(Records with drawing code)
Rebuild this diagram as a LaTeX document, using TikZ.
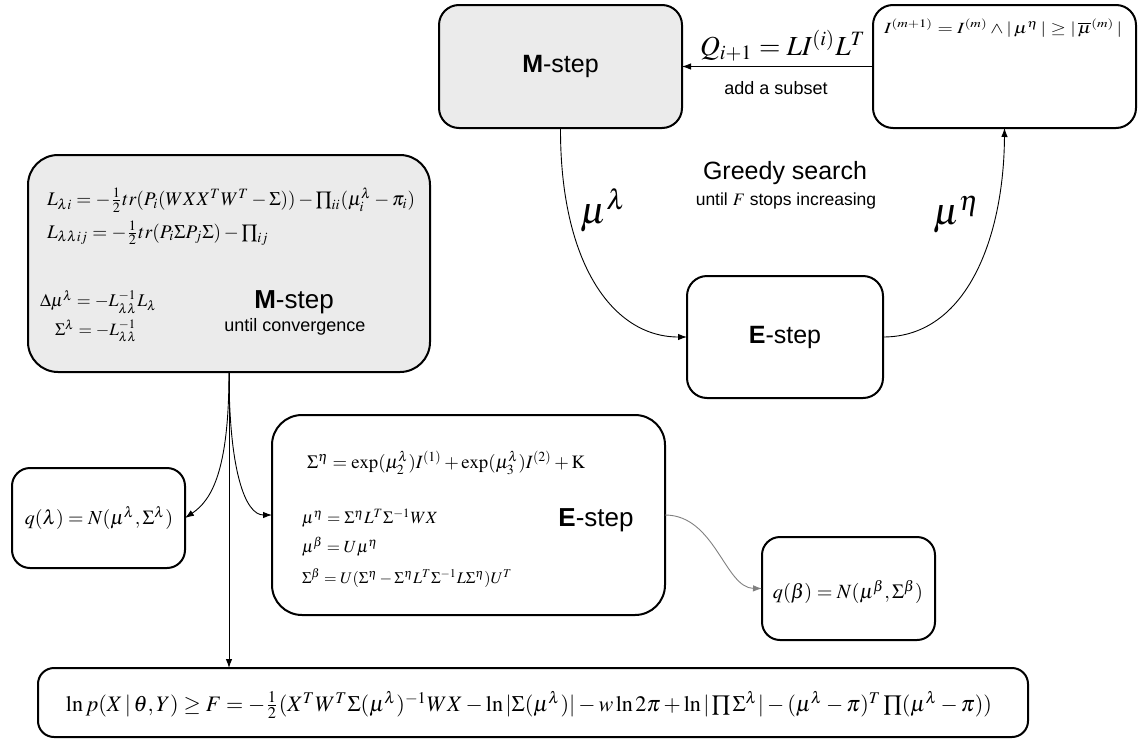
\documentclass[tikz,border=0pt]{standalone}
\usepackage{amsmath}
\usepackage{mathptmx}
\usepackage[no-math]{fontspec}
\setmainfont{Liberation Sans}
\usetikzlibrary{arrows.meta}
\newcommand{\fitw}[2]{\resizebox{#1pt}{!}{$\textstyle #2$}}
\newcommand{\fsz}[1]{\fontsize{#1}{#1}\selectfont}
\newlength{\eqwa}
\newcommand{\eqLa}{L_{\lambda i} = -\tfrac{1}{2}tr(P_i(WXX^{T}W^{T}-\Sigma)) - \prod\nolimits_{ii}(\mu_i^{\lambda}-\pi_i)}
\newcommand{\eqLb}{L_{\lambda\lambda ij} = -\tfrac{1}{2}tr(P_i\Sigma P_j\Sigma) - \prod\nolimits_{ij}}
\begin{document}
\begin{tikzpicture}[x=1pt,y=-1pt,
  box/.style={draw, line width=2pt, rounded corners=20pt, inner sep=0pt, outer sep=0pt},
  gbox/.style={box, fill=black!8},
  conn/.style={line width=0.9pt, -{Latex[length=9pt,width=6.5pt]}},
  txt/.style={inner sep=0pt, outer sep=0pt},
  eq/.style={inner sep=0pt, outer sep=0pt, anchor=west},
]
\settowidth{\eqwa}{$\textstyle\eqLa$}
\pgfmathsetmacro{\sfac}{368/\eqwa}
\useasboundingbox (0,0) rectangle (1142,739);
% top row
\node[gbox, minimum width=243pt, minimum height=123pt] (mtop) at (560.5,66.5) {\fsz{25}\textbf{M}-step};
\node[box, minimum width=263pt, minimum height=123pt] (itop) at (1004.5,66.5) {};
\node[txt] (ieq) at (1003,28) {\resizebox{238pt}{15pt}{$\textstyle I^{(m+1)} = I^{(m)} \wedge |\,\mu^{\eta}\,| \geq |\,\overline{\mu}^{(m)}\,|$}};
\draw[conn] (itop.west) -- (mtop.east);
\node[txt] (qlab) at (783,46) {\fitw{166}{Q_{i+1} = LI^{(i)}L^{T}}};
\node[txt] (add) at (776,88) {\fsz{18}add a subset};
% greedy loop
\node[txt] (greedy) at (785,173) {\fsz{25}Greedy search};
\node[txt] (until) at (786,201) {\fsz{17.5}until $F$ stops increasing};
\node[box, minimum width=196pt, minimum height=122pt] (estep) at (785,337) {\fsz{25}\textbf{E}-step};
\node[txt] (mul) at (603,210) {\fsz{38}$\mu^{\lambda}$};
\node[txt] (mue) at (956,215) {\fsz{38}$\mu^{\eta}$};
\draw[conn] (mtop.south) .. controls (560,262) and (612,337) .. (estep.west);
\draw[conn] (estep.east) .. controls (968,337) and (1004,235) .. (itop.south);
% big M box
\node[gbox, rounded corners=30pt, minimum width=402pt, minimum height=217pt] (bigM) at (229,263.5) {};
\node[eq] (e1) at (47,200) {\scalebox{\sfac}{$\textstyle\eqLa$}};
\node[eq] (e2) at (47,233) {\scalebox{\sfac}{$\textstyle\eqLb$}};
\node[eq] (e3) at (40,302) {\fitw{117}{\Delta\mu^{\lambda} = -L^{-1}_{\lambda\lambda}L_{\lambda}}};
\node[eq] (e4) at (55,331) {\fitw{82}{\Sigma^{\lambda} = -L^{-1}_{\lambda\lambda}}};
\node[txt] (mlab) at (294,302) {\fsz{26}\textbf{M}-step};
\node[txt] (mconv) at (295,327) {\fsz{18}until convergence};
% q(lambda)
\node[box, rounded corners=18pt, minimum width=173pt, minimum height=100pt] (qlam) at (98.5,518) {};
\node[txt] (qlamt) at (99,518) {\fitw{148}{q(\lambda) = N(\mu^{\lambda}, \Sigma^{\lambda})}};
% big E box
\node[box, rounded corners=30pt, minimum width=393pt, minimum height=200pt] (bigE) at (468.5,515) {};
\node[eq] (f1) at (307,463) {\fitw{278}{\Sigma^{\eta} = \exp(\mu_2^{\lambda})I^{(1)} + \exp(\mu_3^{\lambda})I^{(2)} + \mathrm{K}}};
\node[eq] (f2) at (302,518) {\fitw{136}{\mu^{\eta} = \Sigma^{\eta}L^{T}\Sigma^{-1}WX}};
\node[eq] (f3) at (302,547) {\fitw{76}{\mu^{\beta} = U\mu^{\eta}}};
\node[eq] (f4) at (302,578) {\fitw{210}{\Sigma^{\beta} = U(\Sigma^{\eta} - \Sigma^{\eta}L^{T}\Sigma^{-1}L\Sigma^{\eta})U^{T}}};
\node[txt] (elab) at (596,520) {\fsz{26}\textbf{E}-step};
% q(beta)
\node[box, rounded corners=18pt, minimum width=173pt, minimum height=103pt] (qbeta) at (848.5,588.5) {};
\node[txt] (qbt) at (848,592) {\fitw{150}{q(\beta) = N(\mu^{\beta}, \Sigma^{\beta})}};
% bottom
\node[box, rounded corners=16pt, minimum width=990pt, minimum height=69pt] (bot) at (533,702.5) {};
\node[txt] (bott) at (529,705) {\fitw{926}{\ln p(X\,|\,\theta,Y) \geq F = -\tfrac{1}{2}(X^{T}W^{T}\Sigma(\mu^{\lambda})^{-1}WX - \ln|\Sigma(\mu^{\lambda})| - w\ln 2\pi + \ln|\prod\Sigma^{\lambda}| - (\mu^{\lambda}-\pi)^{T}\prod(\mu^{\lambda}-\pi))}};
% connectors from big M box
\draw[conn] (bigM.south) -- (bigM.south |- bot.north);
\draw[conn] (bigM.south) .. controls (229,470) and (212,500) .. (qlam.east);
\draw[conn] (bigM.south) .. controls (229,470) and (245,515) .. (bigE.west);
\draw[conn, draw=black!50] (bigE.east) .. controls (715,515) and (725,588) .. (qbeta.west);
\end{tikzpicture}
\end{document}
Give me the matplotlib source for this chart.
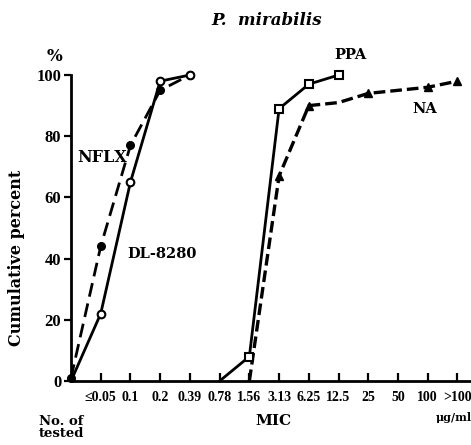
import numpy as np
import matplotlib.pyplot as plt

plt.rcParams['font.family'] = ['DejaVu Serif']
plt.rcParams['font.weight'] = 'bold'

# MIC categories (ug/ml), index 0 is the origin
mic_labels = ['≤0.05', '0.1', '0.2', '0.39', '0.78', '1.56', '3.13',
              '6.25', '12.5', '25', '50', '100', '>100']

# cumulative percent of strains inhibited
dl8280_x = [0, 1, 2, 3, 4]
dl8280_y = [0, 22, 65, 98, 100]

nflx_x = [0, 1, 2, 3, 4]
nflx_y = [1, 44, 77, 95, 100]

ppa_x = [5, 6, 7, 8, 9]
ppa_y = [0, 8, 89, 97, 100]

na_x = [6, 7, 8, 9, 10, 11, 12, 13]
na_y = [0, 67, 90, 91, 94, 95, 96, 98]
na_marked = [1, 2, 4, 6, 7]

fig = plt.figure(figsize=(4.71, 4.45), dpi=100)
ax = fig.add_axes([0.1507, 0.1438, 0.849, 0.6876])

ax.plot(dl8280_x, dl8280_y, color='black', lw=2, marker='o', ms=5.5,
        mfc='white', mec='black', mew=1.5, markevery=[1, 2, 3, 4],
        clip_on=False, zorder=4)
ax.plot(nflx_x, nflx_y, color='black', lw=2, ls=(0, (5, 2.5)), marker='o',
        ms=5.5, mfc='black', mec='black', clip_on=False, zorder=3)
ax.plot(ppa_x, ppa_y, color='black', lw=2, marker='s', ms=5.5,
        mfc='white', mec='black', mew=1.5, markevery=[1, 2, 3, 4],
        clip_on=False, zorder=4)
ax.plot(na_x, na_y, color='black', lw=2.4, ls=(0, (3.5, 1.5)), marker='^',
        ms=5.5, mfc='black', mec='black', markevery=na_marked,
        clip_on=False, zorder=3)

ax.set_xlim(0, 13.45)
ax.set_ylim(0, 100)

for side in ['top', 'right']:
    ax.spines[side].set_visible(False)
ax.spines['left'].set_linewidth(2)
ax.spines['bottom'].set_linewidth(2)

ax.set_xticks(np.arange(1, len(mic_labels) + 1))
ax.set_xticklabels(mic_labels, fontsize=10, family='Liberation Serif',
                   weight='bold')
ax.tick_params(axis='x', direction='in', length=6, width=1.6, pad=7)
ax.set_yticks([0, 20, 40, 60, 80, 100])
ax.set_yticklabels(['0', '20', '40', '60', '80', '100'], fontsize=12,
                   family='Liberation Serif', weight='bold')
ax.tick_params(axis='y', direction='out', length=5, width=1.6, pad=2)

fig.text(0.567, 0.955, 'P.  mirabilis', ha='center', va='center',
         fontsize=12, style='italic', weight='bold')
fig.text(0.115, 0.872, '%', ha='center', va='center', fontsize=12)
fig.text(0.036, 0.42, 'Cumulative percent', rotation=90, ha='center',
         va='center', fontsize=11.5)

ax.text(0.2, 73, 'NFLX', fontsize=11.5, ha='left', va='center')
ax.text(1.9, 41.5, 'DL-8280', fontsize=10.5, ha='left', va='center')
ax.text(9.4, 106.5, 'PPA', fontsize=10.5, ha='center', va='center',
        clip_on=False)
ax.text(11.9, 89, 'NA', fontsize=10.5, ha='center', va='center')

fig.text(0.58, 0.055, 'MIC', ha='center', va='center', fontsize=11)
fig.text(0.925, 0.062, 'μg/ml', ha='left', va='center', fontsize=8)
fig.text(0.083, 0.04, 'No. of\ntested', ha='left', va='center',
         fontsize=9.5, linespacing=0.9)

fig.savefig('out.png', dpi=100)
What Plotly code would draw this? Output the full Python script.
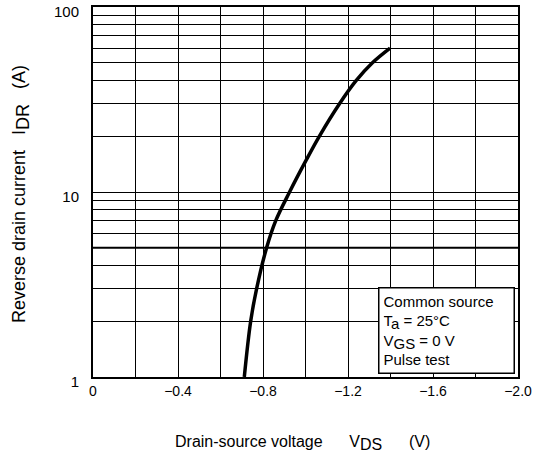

(PROBLEM) Lines of the material that contain the word "matplotlib" are to be gathered.

(ANSWER TO THE PROBLEM)
Give me the matplotlib source for this chart.
import matplotlib.pyplot as plt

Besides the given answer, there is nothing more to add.